ADR-0013: Measurement discipline (cold machine, back-to-back, real-volume absolute gate)

Date: 2026-06-11 / Status: Accepted

Decision

Performance judgments are fixed as follows: (1) baseline recording and perf-gate/bench-check only on a cold, idle machine (confirm % Processor Performance >=95% beforehand with typeperf) (2) criterion comparisons limited to back-to-back A/B within the same session (3) the final judgment is the real-volume absolute gate (query p99 <=50ms, restore p50 <=1s) plus a query p50 relative +50%. The name distribution of the synthetic 1M benchmark is calibrated to measured real C: data (identical fold 73.2% / unique names 53.2% / mean WTF-8 length 29.7B), and build_synthetic asserts those ratios every run.

Rationale

  • This machine throttles to ~75% clock after a few minutes of all-core load, drifting p50 uniformly +30 to +46% (including snapshot restore, which is pure fixed-CPU work).
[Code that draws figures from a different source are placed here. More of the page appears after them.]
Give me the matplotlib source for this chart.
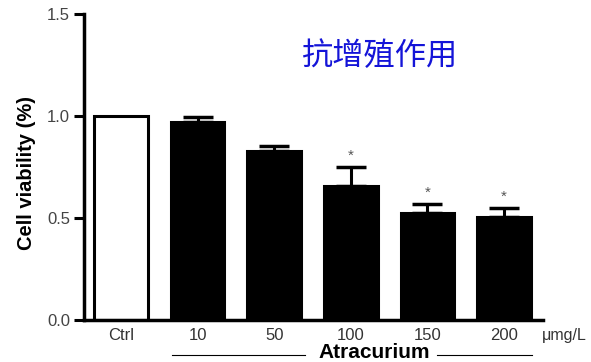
import numpy as np
import matplotlib
matplotlib.use("Agg")
import matplotlib.pyplot as plt

plt.rcParams['font.family'] = ['Liberation Sans', 'DejaVu Sans']

groups = ['Ctrl', '10', '50', '100', '150', '200']
viability = [1.0, 0.97, 0.828, 0.657, 0.524, 0.505]
err_up = [0.0, 0.025, 0.025, 0.093, 0.045, 0.044]
significant = [False, False, False, True, True, True]

fig = plt.figure(figsize=(5.91, 3.62), dpi=100)
ax = fig.add_axes([0.142, 0.116, 0.777, 0.845])

x = np.arange(len(groups))
colors = ['white'] + ['black'] * (len(groups) - 1)
ax.bar(x, viability, width=0.70, color=colors, edgecolor='black', linewidth=2.2, zorder=2)
ax.errorbar(x[1:], viability[1:], yerr=[np.zeros(len(groups) - 1), err_up[1:]],
            fmt='none', ecolor='black', elinewidth=2.2, capsize=10.5, capthick=2.5, zorder=1)

for xi, v, e, s in zip(x, viability, err_up, significant):
    if s:
        ax.text(xi, v + e + 0.02, '*', ha='center', va='bottom', fontsize=11, color='#555555')

ax.set_xlim(-0.483, 5.51)
ax.set_ylim(0, 1.5)
ax.set_yticks([0.0, 0.5, 1.0, 1.5])
ax.set_yticklabels(['0.0', '0.5', '1.0', '1.5'])
ax.set_xticks(x)
ax.set_xticklabels(groups)
ax.tick_params(axis='x', length=0, pad=6, labelsize=12, labelcolor='#333333')
ax.tick_params(axis='y', length=7, width=2.2, labelsize=12, labelcolor='#444444', pad=3)

for side in ['top', 'right']:
    ax.spines[side].set_visible(False)
for side in ['left', 'bottom']:
    ax.spines[side].set_linewidth(2.5)

ax.set_ylabel('Cell viability (%)', fontsize=14.5, fontweight='bold')
ax.yaxis.set_label_coords(-0.105, 0.48)

ax.text(5.50, -0.075, 'μmg/L', ha='left', va='center', fontsize=11.5, color='#333333',
        clip_on=False)

# Atracurium group label with lines
ax.text(3.30, -0.184, 'Atracurium', ha='center', va='baseline', fontsize=15,
        fontweight='bold', clip_on=False)
ax.plot([0.67, 2.40], [-0.172, -0.172], color='black', linewidth=0.8, clip_on=False)
ax.plot([4.13, 5.37], [-0.172, -0.172], color='black', linewidth=0.8, clip_on=False)

fig.text(0.641, 0.845, '抗增殖作用', ha='center', va='center', fontsize=22.5,
         color='#1414d8', family=['Noto Sans CJK SC', 'DejaVu Sans'])

fig.savefig('out.png', dpi=100)
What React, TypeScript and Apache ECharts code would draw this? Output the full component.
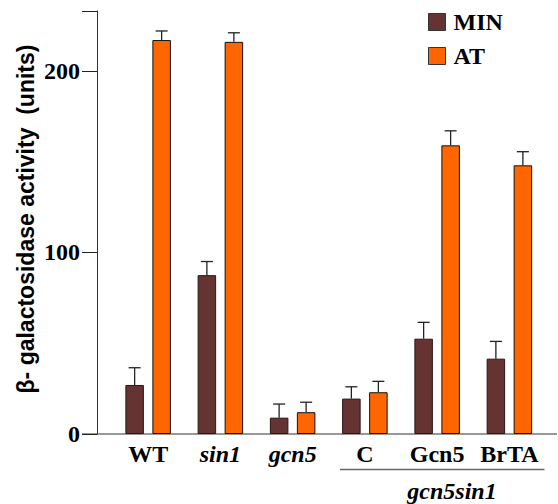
import React, { useEffect, useRef } from "react";
import * as echarts from "echarts";

const categories = ["WT", "sin1", "gcn5", "C", "Gcn5", "BrTA"];
const italicCategories = ["sin1", "gcn5"];
const minValues = [27, 87.5, 9, 19.5, 52.5, 41.5];
const minErrors = [9.5, 7.5, 7.5, 6.5, 9, 9.5];
const atValues = [217, 216, 12, 23, 159, 148];
const atErrors = [5, 5, 5.5, 6, 8, 7.5];
const yTicks = [0, 100, 200];
const groupLabel = "gcn5sin1";
const yTitle = "β- galactosidase activity  (units)";

const MIN_COLOR = "#663333";
const AT_COLOR = "#ff6600";
const BAR_W = 18.5;
const BAR_GAP = 8.5;
const SERIF = "'Liberation Serif', 'Times New Roman', serif";
const SANS = "'Liberation Sans', Arial, sans-serif";

function errorSeries(name: string, values: number[], errors: number[], dir: number) {
  return {
    name,
    type: "custom",
    z: 5,
    data: values.map((v, i) => [i, v, errors[i]]),
    encode: { x: 0, y: 1 },
    renderItem: (params: any, api: any) => {
      const base = api.coord([api.value(0), api.value(1)]);
      const top = api.coord([api.value(0), api.value(1) + api.value(2)]);
      const x = base[0] + dir * (BAR_W + BAR_GAP) / 2;
      const style = { stroke: "#222", lineWidth: 1.3 };
      return {
        type: "group",
        children: [
          { type: "line", shape: { x1: x, y1: base[1], x2: x, y2: top[1] }, style },
          { type: "line", shape: { x1: x - 6, y1: top[1], x2: x + 6, y2: top[1] }, style },
        ],
      };
    },
  };
}

export default function App() {
  const ref = useRef<HTMLDivElement>(null);
  useEffect(() => {
    if (!ref.current) return;
    const chart = echarts.init(ref.current, null, { renderer: "svg" });
    const option: any = {
      animation: false,
      backgroundColor: "#fff",
      grid: { left: 112, right: 12.5, top: 11, bottom: 70, containLabel: false },
      legend: {
        data: ["MIN", "AT"],
        orient: "vertical",
        left: 423,
        top: 5,
        icon: "rect",
        itemWidth: 17,
        itemHeight: 17,
        itemGap: 10,
        itemStyle: { borderColor: "#333", borderWidth: 1 },
        textStyle: {
          fontFamily: SERIF,
          fontWeight: "bold",
          fontSize: 24,
          color: "#000",
          padding: [0, 0, 0, 3],
        },
      },
      xAxis: {
        type: "category",
        data: categories,
        axisLine: { show: false },
        axisTick: { show: false },
        axisLabel: {
          margin: 8,
          formatter: (v: string) => (italicCategories.includes(v) ? `{i|${v}}` : `{b|${v}}`),
          rich: {
            b: { fontFamily: SERIF, fontWeight: "bold", fontSize: 24, color: "#000" },
            i: { fontFamily: SERIF, fontWeight: "bold", fontStyle: "italic", fontSize: 24, color: "#000" },
          },
        },
      },
      yAxis: {
        type: "value",
        min: 0,
        max: 233,
        interval: 100,
        offset: 15,
        splitLine: { show: false },
        axisLine: { show: true, lineStyle: { color: "#333", width: 1 } },
        axisTick: { show: true, length: 15, lineStyle: { color: "#222", width: 1 } },
        axisLabel: {
          margin: 17,
          fontFamily: SERIF,
          fontWeight: "bold",
          fontSize: 24,
          color: "#000",
          formatter: (v: number) => (yTicks.includes(v) ? String(v) : ""),
        },
      },
      series: [
        {
          name: "MIN",
          type: "bar",
          data: minValues,
          barWidth: BAR_W,
          barGap: `${(BAR_GAP / BAR_W) * 100}%`,
          itemStyle: { color: MIN_COLOR, borderColor: "#2a1515", borderWidth: 1 },
        },
        {
          name: "AT",
          type: "bar",
          data: atValues,
          barWidth: BAR_W,
          itemStyle: { color: AT_COLOR, borderColor: "#111", borderWidth: 1 },
        },
        errorSeries("MIN err", minValues, minErrors, -1),
        errorSeries("AT err", atValues, atErrors, 1),
      ],
    };
    chart.setOption(option);
    const y0 = chart.convertToPixel({ yAxisIndex: 0 }, 0) as number;
    chart.setOption({
      graphic: [
        { type: "line", shape: { x1: 82, y1: y0, x2: 557, y2: y0 }, style: { stroke: "#333", lineWidth: 1.2 } },
        { type: "line", shape: { x1: 340, y1: 469.5, x2: 544.5, y2: 469.5 }, style: { stroke: "#666", lineWidth: 1.4 } },
        {
          type: "text",
          x: 452,
          y: 491,
          style: {
            text: groupLabel,
            fontFamily: SERIF,
            fontWeight: "bold",
            fontStyle: "italic",
            fontSize: 24,
            fill: "#000",
            align: "center",
            verticalAlign: "middle",
          },
        },
        {
          type: "text",
          x: 26,
          y: 219,
          rotation: Math.PI / 2,
          style: {
            text: yTitle,
            fontFamily: SANS,
            fontWeight: "bold",
            fontSize: 23,
            fill: "#000",
            align: "center",
            verticalAlign: "middle",
          },
        },
      ],
    });
    return () => chart.dispose();
  }, []);
  return (
    <div
      ref={ref}
      style={{ position: "fixed", left: 0, top: 0, width: 558, height: 504 }}
    />
  );
}
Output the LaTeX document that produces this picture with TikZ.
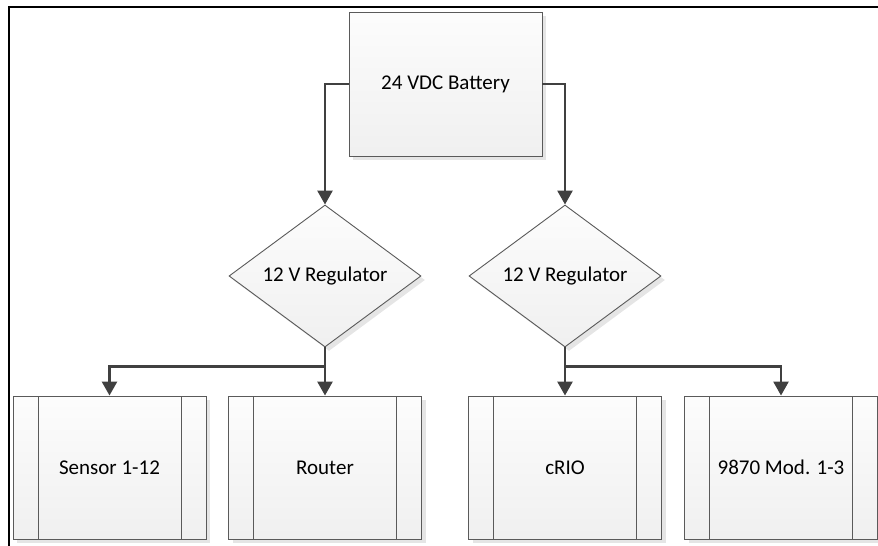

Confirmed via simultaneous old/new A/B that "both equally slow = machine drift".
  • criterion is also state-dependent: measuring the same code 40 minutes apart drifts +30% (parse_compile, a µs-class pure-CPU bench).
  • p99-of-50-runs is effectively max (a single OS hiccup trips it). Even at 200 runs it swings +-60% -> p99 is gated only by the absolute budget (50ms).
  • Synthetic criterion benches move +-12 to 23% from code layout alone (a synthetic "regression" that did not reproduce on real C: and was actually -4%). Real breakage shows up at +48% / 5x class, clearly outside the p50 relative +50% gate.
  • The pre-calibration synthetic index had all-unique, lowercase-only names, making it useless for judging pool/column layout.

Consequences

  • p50 regressions under +50% are not detected by the real-volume gate (detection is handled by the back-to-back 10% median gate in bench-micro-check).
  • "all items including restore degrade uniformly" is treated as a thermal signature, not judged a code regression (re-measure cold).
  • The baseline is machine-dependent. Re-record when the volume's entry count drifts more than 10% from the baseline.

Re-examination triggers

  • If a thermally stable machine dedicated to measurement (constant clock >=95%) becomes available, reconsider tightening the relative gate.